• _ITEMS_:
>>>

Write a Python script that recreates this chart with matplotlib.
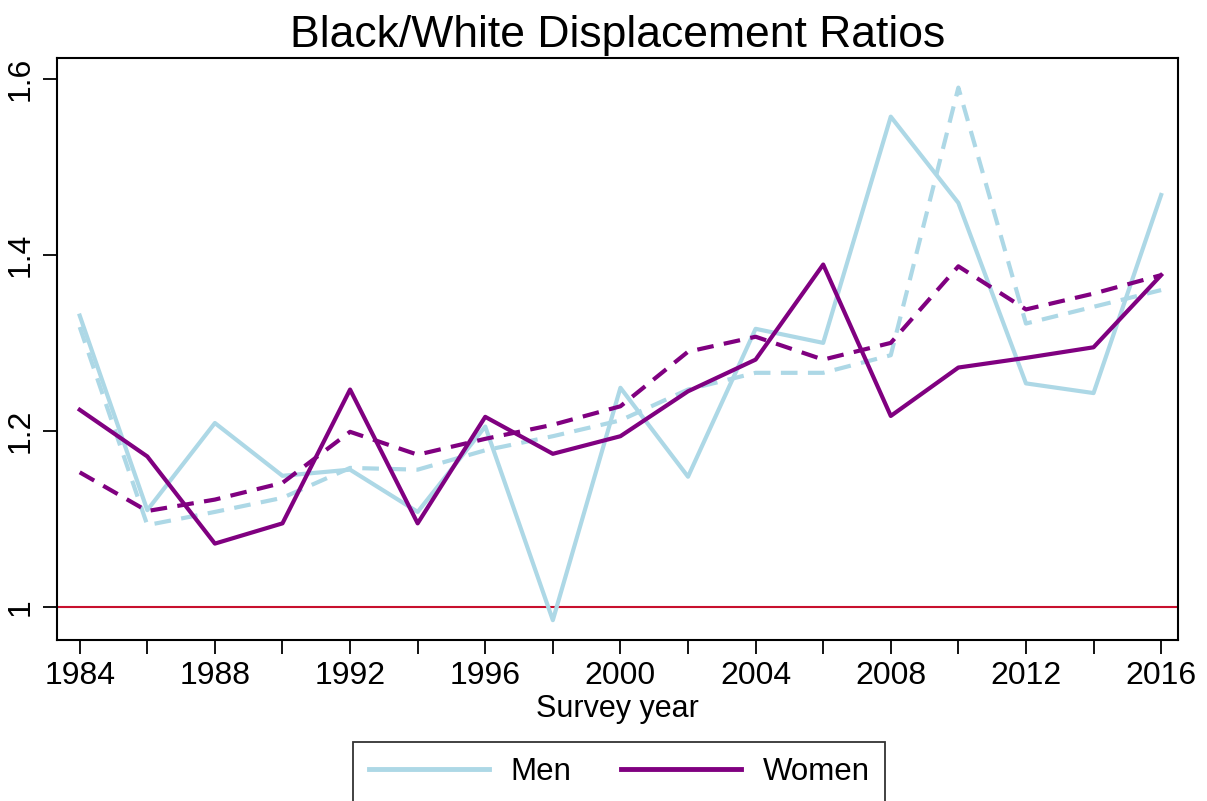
import matplotlib
matplotlib.use("Agg")
import matplotlib.pyplot as plt
from matplotlib.ticker import FuncFormatter

plt.rcParams["font.family"] = ["Liberation Sans", "DejaVu Sans"]

years = list(range(1984, 2017, 2))

men_raw = [1.331, 1.110, 1.209, 1.149, 1.156, 1.108, 1.205, 0.985, 1.249,
           1.148, 1.316, 1.300, 1.557, 1.459, 1.254, 1.243, 1.468]
men_smooth = [1.318, 1.093, 1.108, 1.124, 1.158, 1.156, 1.178, 1.194, 1.212,
              1.247, 1.266, 1.266, 1.286, 1.590, 1.322, 1.341, 1.360]
women_raw = [1.224, 1.171, 1.072, 1.095, 1.247, 1.095, 1.216, 1.174, 1.194,
             1.245, 1.281, 1.389, 1.217, 1.272, 1.283, 1.295, 1.377]
women_smooth = [1.153, 1.109, 1.122, 1.141, 1.199, 1.173, 1.191, 1.207, 1.228,
                1.290, 1.307, 1.281, 1.300, 1.387, 1.338, 1.356, 1.377]

men_color = "#add8e6"
women_color = "#800080"

fig = plt.figure(figsize=(12.07, 8.01), dpi=100)
ax = fig.add_axes([0.047, 0.201, 0.929, 0.727])

ax.axhline(1.0, color="#c8102e", lw=1.5, zorder=1)

ax.plot(years, men_raw, color=men_color, lw=3, label="Men", zorder=2)
ax.plot(years, men_smooth, color=men_color, lw=3, ls=(0, (4, 2.5)), zorder=2)
ax.plot(years, women_raw, color=women_color, lw=3, label="Women", zorder=3)
ax.plot(years, women_smooth, color=women_color, lw=3, ls=(0, (4, 2.5)), zorder=3)

ax.set_xlim(1983.32, 2016.5)
ax.set_ylim(0.9625, 1.624)

ax.set_xticks(range(1984, 2017, 4))
ax.set_xticks(range(1984, 2017, 2), minor=True)
ax.set_yticks([1.0, 1.2, 1.4, 1.6])
ax.yaxis.set_major_formatter(FuncFormatter(lambda v, p: f"{v:g}"))

ax.tick_params(axis="x", which="both", direction="out", length=10, width=1.3,
               labelsize=23, pad=5)
ax.tick_params(axis="y", direction="out", length=10, width=1.3,
               labelsize=23, pad=5)
for lab in ax.get_yticklabels():
    lab.set_rotation(90)
    lab.set_va("center")

for s in ax.spines.values():
    s.set_linewidth(1.5)
    s.set_color("black")

ax.set_xlabel("Survey year", fontsize=22, labelpad=2)
ax.set_title("Black/White Displacement Ratios", fontsize=32, pad=8)

handles, labels = ax.get_legend_handles_labels()
leg = fig.legend(handles, labels, loc="center", bbox_to_anchor=(0.513, 0.036),
                 ncol=2, fontsize=22.5, frameon=True, fancybox=False,
                 edgecolor="black", handlelength=3.85, handletextpad=0.68,
                 columnspacing=1.6, borderpad=0.5, borderaxespad=0)
leg.get_frame().set_linewidth(1.3)
for h in leg.legend_handles:
    h.set_linewidth(3.5)

fig.savefig("out.png", dpi=100)
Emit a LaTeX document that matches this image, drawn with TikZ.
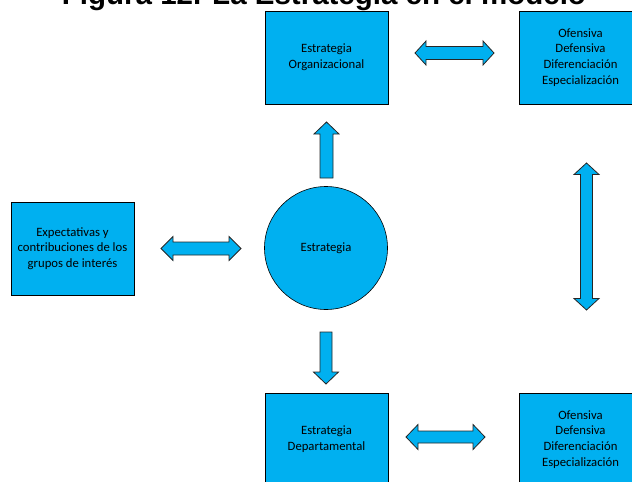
\documentclass[tikz,border=0pt]{standalone}
\usepackage{fontspec}
\setmainfont{Carlito}
\newfontfamily\titlefont{Liberation Sans}
\definecolor{boxblue}{HTML}{00B0F0}
\tikzset{
  box/.style={draw=black, line width=0.8pt, fill=boxblue, minimum width=123pt,
    minimum height=93pt, align=center, inner sep=0pt,
    font=\fontsize{12.7}{15.8}\selectfont},
  circ/.style={circle, draw=black, line width=0.6pt, fill=boxblue,
    minimum size=123pt, inner sep=0pt, font=\fontsize{12.7}{15.8}\selectfont},
  blockarrow/.style={draw=black!85, line width=0.8pt, fill=boxblue, line join=miter},
  titletext/.style={anchor=base, inner sep=0pt,
    font=\titlefont\bfseries\fontsize{29.5}{34}\selectfont}
}
% horizontal double arrow: x1, x2, yc, shaft half, head half, head length
\newcommand\hdblarrow[6]{%
  \draw[blockarrow] (#1,#3) -- ({#1+#6},{#3-#5}) -- ({#1+#6},{#3-#4})
    -- ({#2-#6},{#3-#4}) -- ({#2-#6},{#3-#5}) -- (#2,#3)
    -- ({#2-#6},{#3+#5}) -- ({#2-#6},{#3+#4}) -- ({#1+#6},{#3+#4})
    -- ({#1+#6},{#3+#5}) -- cycle;}
% vertical double arrow: xc, y1, y2, shaft half, head half, head length
\newcommand\vdblarrow[6]{%
  \draw[blockarrow] (#1,#2) -- ({#1+#5},{#2+#6}) -- ({#1+#4},{#2+#6})
    -- ({#1+#4},{#3-#6}) -- ({#1+#5},{#3-#6}) -- (#1,#3)
    -- ({#1-#5},{#3-#6}) -- ({#1-#4},{#3-#6}) -- ({#1-#4},{#2+#6})
    -- ({#1-#5},{#2+#6}) -- cycle;}
% vertical single arrow: xc, ytail, yheadbase, ytip, shaft half, head half
\newcommand\vsglarrow[6]{%
  \draw[blockarrow] ({#1-#5},#2) -- ({#1-#5},#3) -- ({#1-#6},#3) -- (#1,#4)
    -- ({#1+#6},#3) -- ({#1+#5},#3) -- ({#1+#5},#2) -- cycle;}
\begin{document}
\begin{tikzpicture}[x=1pt,y=-1pt]
\useasboundingbox (0,0) rectangle (632,482);
\clip (0,0) rectangle (632,482);
\node[titletext] (title) at (324,4.5) {Figura 12. La Estrategia en el modelo};
\node[box] (org) at (326.5,57.5) {Estrategia\\Organizacional};
\node[box] (otr) at (580.5,57.5) {Ofensiva\\Defensiva\\Diferenciación\\Especialización};
\node[box] (exp) at (72.5,248.5) {Expectativas y\\contribuciones de los\\grupos de interés};
\node[circ] (est) at (326,248) {Estrategia};
\node[box] (dep) at (326.5,439.5) {Estrategia\\Departamental};
\node[box] (obr) at (580.5,439.5) {Ofensiva\\Defensiva\\Diferenciación\\Especialización};
\hdblarrow{415}{494}{53}{6.5}{12}{11}
\hdblarrow{161}{241}{248.5}{6.5}{12}{12}
\hdblarrow{406}{485}{437}{6}{12.5}{12}
\vdblarrow{586.5}{163}{310}{6}{12.5}{11.5}
\vsglarrow{326.5}{178}{134}{122}{6.5}{12.5}
\vsglarrow{326}{332}{372}{384}{6}{12.5}
\end{tikzpicture}
\end{document}
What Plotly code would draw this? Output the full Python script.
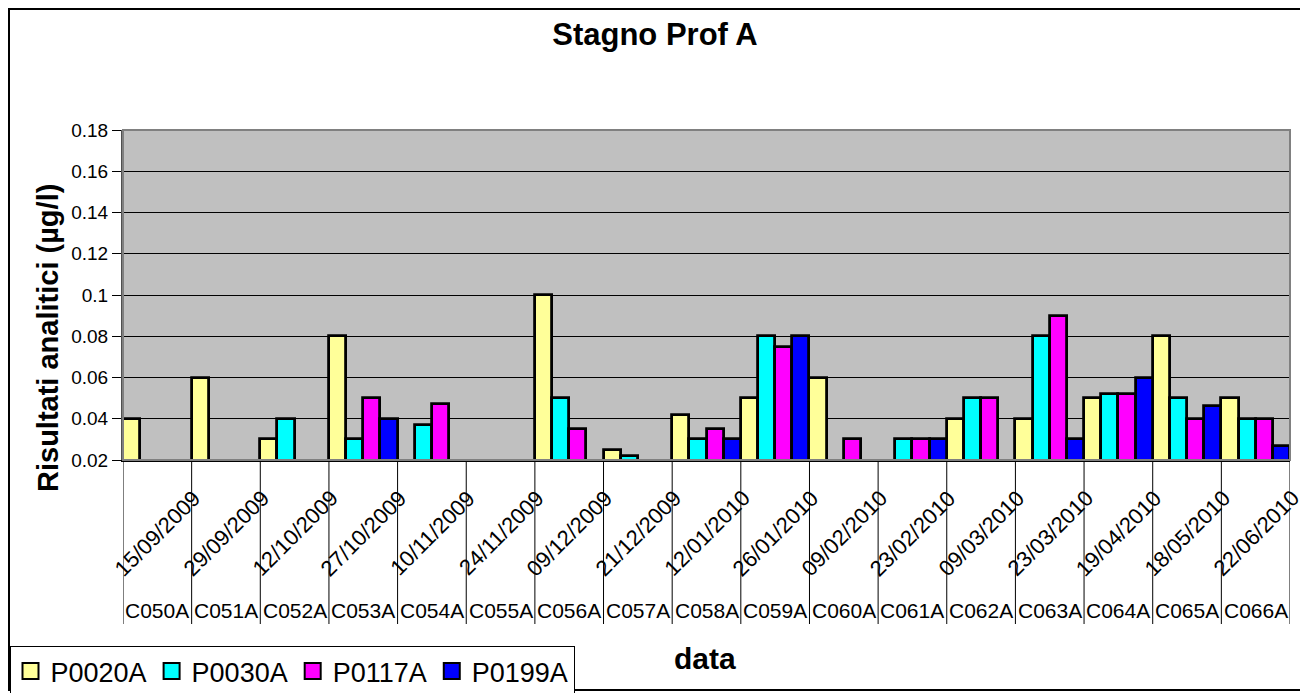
import plotly.graph_objects as go

# Data
codes = ['C050A', 'C051A', 'C052A', 'C053A', 'C054A', 'C055A', 'C056A', 'C057A', 'C058A',
         'C059A', 'C060A', 'C061A', 'C062A', 'C063A', 'C064A', 'C065A', 'C066A']
dates = ['15/09/2009', '29/09/2009', '12/10/2009', '27/10/2009', '10/11/2009', '24/11/2009',
         '09/12/2009', '21/12/2009', '12/01/2010', '26/01/2010', '09/02/2010', '23/02/2010',
         '09/03/2010', '23/03/2010', '19/04/2010', '18/05/2010', '22/06/2010']

p0020a = [0.04, 0.06, 0.03, 0.08, None, None, 0.10, 0.025, 0.042, 0.05, 0.06, None, 0.04, 0.04, 0.05, 0.08, 0.05]
p0030a = [None, None, 0.04, 0.03, 0.037, None, 0.05, 0.022, 0.03, 0.08, None, 0.03, 0.05, 0.08, 0.052, 0.05, 0.04]
p0117a = [None, None, None, 0.05, 0.047, None, 0.035, None, 0.035, 0.075, 0.03, 0.03, 0.05, 0.09, 0.052, 0.04, 0.04]
p0199a = [None, None, None, 0.04, None, None, None, None, 0.03, 0.08, None, 0.03, None, 0.03, 0.06, 0.046, 0.027]

series_names = ['P0020A', 'P0030A', 'P0117A', 'P0199A']
series_values = [p0020a, p0030a, p0117a, p0199a]
series_colors = ['#FFFF99', '#00FFFF', '#FF00FF', '#0000FF']

ytick_vals = [0.02, 0.04, 0.06, 0.08, 0.10, 0.12, 0.14, 0.16, 0.18]
ytick_text = ['0.02', '0.04', '0.06', '0.08', '0.1', '0.12', '0.14', '0.16', '0.18']

# page body has an 8px margin, so the figure is laid out in page pixels minus 8
OFF = 8
W, H = 1300, 685
L, T = 123 - OFF, 130 - OFF
R = W - (1290 - OFF)
B = H - (460 - OFF)
PW, PH = W - L - R, H - T - B
FONT = 'Liberation Sans, Arial, sans-serif'


def px_x(px):
    return (px - OFF - L) / PW


def px_y(py):
    return (H - B - (py - OFF)) / PH


fig = go.Figure()
for name, vals, col in zip(series_names, series_values, series_colors):
    fig.add_trace(go.Bar(x=codes, y=vals, name=name, showlegend=False,
                         marker=dict(color=col, line=dict(color='black', width=2.8))))
# legend entries with larger square swatches
for name, col in zip(series_names, series_colors):
    fig.add_trace(go.Scatter(x=[None], y=[None], mode='markers', name=name,
                             marker=dict(symbol='square', size=16, color=col,
                                         line=dict(color='black', width=2))))

annotations = []
# date labels (rotated) and sample codes under each category
for c, d in zip(codes, dates):
    annotations.append(dict(x=c, y=0, xref='x', yref='paper', text=d, showarrow=False,
                            xanchor='center', yanchor='middle', textangle=-45, yshift=-73,
                            font=dict(size=22, color='black')))
    annotations.append(dict(x=c, y=0, xref='x', yref='paper', text=c, showarrow=False,
                            xanchor='center', yanchor='middle', yshift=-150,
                            font=dict(size=21, color='black')))
annotations.append(dict(x=px_x(48), y=px_y(338), xref='paper', yref='paper',
                        xanchor='center', yanchor='middle',
                        text='<b>Risultati analitici (µg/l)</b>', textangle=-90, showarrow=False,
                        font=dict(size=29, color='black')))
annotations.append(dict(x=px_x(705), y=px_y(658), xref='paper', yref='paper',
                        xanchor='center', yanchor='middle',
                        text='<b>data</b>', showarrow=False, font=dict(size=30, color='black')))

shapes = []
# category separators extending below the axis
for i in range(len(codes) + 1):
    shapes.append(dict(type='line', xref='x', yref='paper', x0=i - 0.5, x1=i - 0.5,
                       y0=0, y1=px_y(624), line=dict(color='black', width=1)))
# plot area border and chart border
shapes.append(dict(type='rect', xref='paper', yref='paper', x0=0, x1=1, y0=0, y1=1,
                   line=dict(color='#808080', width=2)))
shapes.append(dict(type='rect', xref='paper', yref='paper', x0=px_x(OFF + 1), x1=px_x(1305),
                   y0=px_y(690), y1=px_y(OFF + 1), line=dict(color='black', width=2)))

fig.update_layout(
    width=W, height=H,
    margin=dict(l=L, r=R, t=T, b=B, autoexpand=False),
    paper_bgcolor='white', plot_bgcolor='#C0C0C0',
    font=dict(family=FONT, color='black'),
    title=dict(text='<b>Stagno Prof A</b>', x=(655 - OFF) / W, xanchor='center',
               y=1 - (34 - OFF) / H, yanchor='middle', font=dict(size=31)),
    barmode='group', bargap=0, bargroupgap=0,
    xaxis=dict(type='category', showticklabels=False, ticks='', showgrid=False,
               showline=True, linecolor='black', linewidth=2, range=[-0.5, len(codes) - 0.5]),
    yaxis=dict(range=[0.02, 0.18], tickvals=ytick_vals, ticktext=ytick_text,
               ticks='outside', ticklen=9, tickcolor='black',
               tickfont=dict(size=19), showgrid=True, gridcolor='black', gridwidth=1,
               showline=True, linecolor='#505050', linewidth=2, zeroline=False),
    legend=dict(orientation='h', xref='container', yref='container',
                x=1.5 / W, xanchor='left', y=1 - (646 - OFF) / H, yanchor='top',
                bgcolor='white', bordercolor='black', borderwidth=1,
                font=dict(size=27), itemsizing='trace', tracegroupgap=0),
    annotations=annotations,
    shapes=shapes,
)

fig.write_html('out.html')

<<<

• _EXERCISE DESCRIPTION_:
Everything from the top line of the data down to and including the line with "years = list(range(1984, 2017, 2))" is to be copied, except the pictures.

• _FULL RESPONSE_:
Write a Python script that recreates this chart with matplotlib.
import matplotlib
matplotlib.use("Agg")
import matplotlib.pyplot as plt
from matplotlib.ticker import FuncFormatter

plt.rcParams["font.family"] = ["Liberation Sans", "DejaVu Sans"]

years = list(range(1984, 2017, 2))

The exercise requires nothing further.